We Know It's Green, But Is The Prius Worth It Financially?

We Know It's Green, But Is The Prius Worth It Financially?

If you're in the market for a car, opting for a hybrid vehicle can save you tons of cash in the long run and keep you eco-friendly.

The Toyota Prius is by far the most fuel-efficient vehicle on the market today. The new 2010 model boasts 50 MPG (miles per gallon). Assuming you drive 15,000 miles a year, we’re talking about a low annual fuel cost of roughly $873.

The drawback? The hybrid vehicle is notably more expensive than non-hybrid ones. The 2010 Prius' manufacturer’s suggested retail price (MSRP) is $22,150.  Comparable non-hybrid sedans, such as the 2010 Ford Focus and the 2010 Honda Civic, go for about $17,895 and $16,165, respectively.

It’s true, the Prius might cost you more than your average vehicle, but you'll have to refill its tank less often. The Prius can go up to 536 miles on a tank, while the Focus and Civic can go only about 342 miles.  This difference yields an average of $685 in gas savings per year!

How does the Prius match up to other hybrid vehicles, you ask? The 2010 Honda Civic Hybrid, which has the second lowest annual fuel cost and an MPG of 42, will run you about $1039 per year in gas. A larger 4WD hybrid such as the 2010 Chevrolet Tahoe has an MPG of 21 and will guzzle up to $2013 per year. Case and point:  High MPGs equal lower fuel costs, and the Prius comes out as the winner in gas savings. Check out Fuel Economy to see how your car measures up.

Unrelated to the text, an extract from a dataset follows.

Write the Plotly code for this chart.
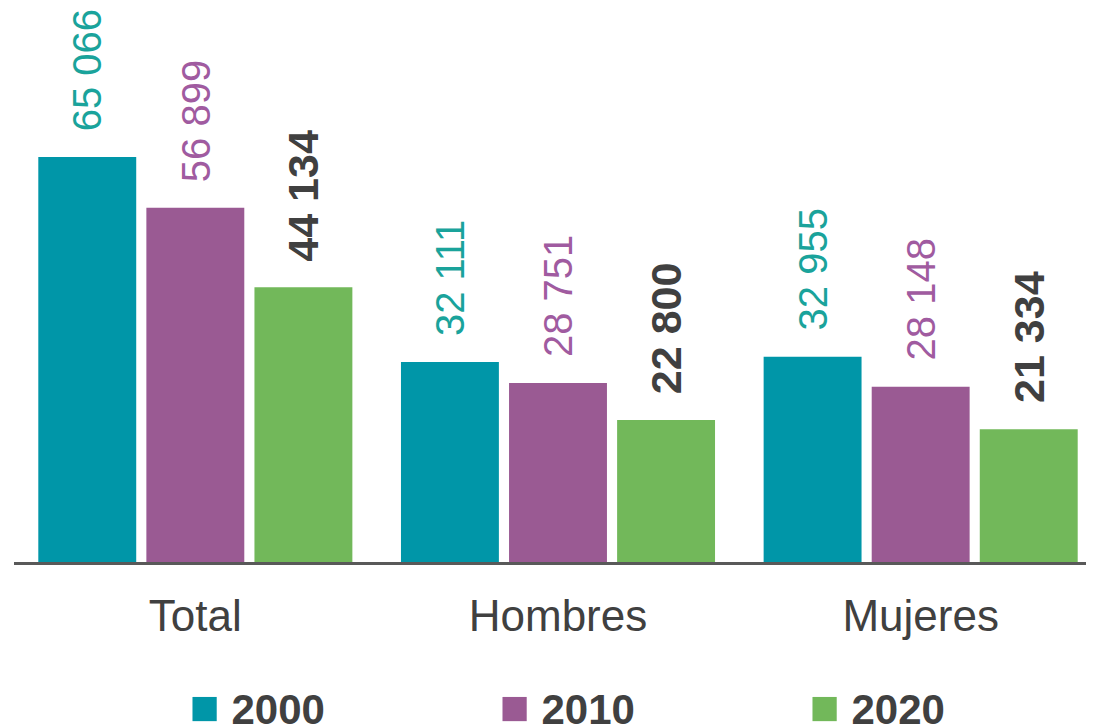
import plotly.graph_objects as go

categories = ["Total", "Hombres", "Mujeres"]
years = ["2000", "2010", "2020"]
v2000 = [65066, 32111, 32955]
v2010 = [56899, 28751, 28148]
v2020 = [44134, 22800, 21334]
series = [v2000, v2010, v2020]

bar_colors = ["#0096a8", "#9a5a93", "#72b85a"]
label_colors = ["#1aa39b", "#a05ba0", "#404040"]
label_bold = [False, False, True]
offsets = [-0.433, -0.135, 0.163]
bar_w = 0.27
FONT = "Liberation Sans, Arial, sans-serif"


def fmt(v):
    return f"{v:,}".replace(",", " ")


fig = go.Figure()
for k, (yr, vals) in enumerate(zip(years, series)):
    fig.add_trace(go.Bar(
        x=categories, y=vals, name=yr,
        marker=dict(color=bar_colors[k], line=dict(width=0)),
        width=bar_w, offset=offsets[k],
        showlegend=False, hoverinfo="x+y"
    ))
    # legend entry: coloured square glyph in the text, symbol itself hidden
    fig.add_trace(go.Scatter(
        x=[None], y=[None], mode="markers",
        name=f"<span style='color:{bar_colors[k]};font-size:50px'>■</span> {yr}",
        marker=dict(symbol="square", size=1, color="rgba(0,0,0,0)"),
        showlegend=True
    ))
    for i, v in enumerate(vals):
        txt = fmt(v)
        if label_bold[k]:
            txt = "<b>" + txt + "</b>"
        fig.add_annotation(
            x=i + offsets[k] + bar_w / 2, y=v, xref="x", yref="y",
            text=txt, showarrow=False, textangle=-90,
            xanchor="center", yanchor="bottom", yshift=24,
            font=dict(size=43 if label_bold[k] else 40, color=label_colors[k],
                      family=FONT)
        )

fig.update_layout(
    width=1094, height=725,
    margin=dict(l=6, r=0, t=0, b=171, autoexpand=False),
    plot_bgcolor="white", paper_bgcolor="white",
    font=dict(family=FONT, color="#404040"),
    xaxis=dict(type="category", range=[-0.5, 2.5], showline=True,
               linecolor="#595959", linewidth=3, ticks="", showgrid=False,
               tickfont=dict(size=44, color="#404040"), ticklabelstandoff=13),
    yaxis=dict(range=[0, 89000], visible=False, showgrid=False),
    legend=dict(orientation="h", x=0.552, xanchor="center", y=-0.2635,
                yanchor="middle", font=dict(size=42, color="#404040", family=FONT,
                                            weight="bold"),
                entrywidth=265, entrywidthmode="pixels"),
)

fig.write_html("out.html")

So at the end of the day, do the gas savings make up for the added cost of the Prius? If you were to opt for a Prius over a Civic, it would take nearly 9 years to make up the difference in price through gas savings, and if you were to opt for the Prius over a Ford Focus, it would take over six years break even.  Whether or not the Prius makes financial sense for you depends on how long you plan on driving your vehicle.  If you're looking to keep it for the long run, you'll be better off investing in a Prius.  If you're going to drive it for less than six years, you might be financially better off getting a standard vehicle at a low price.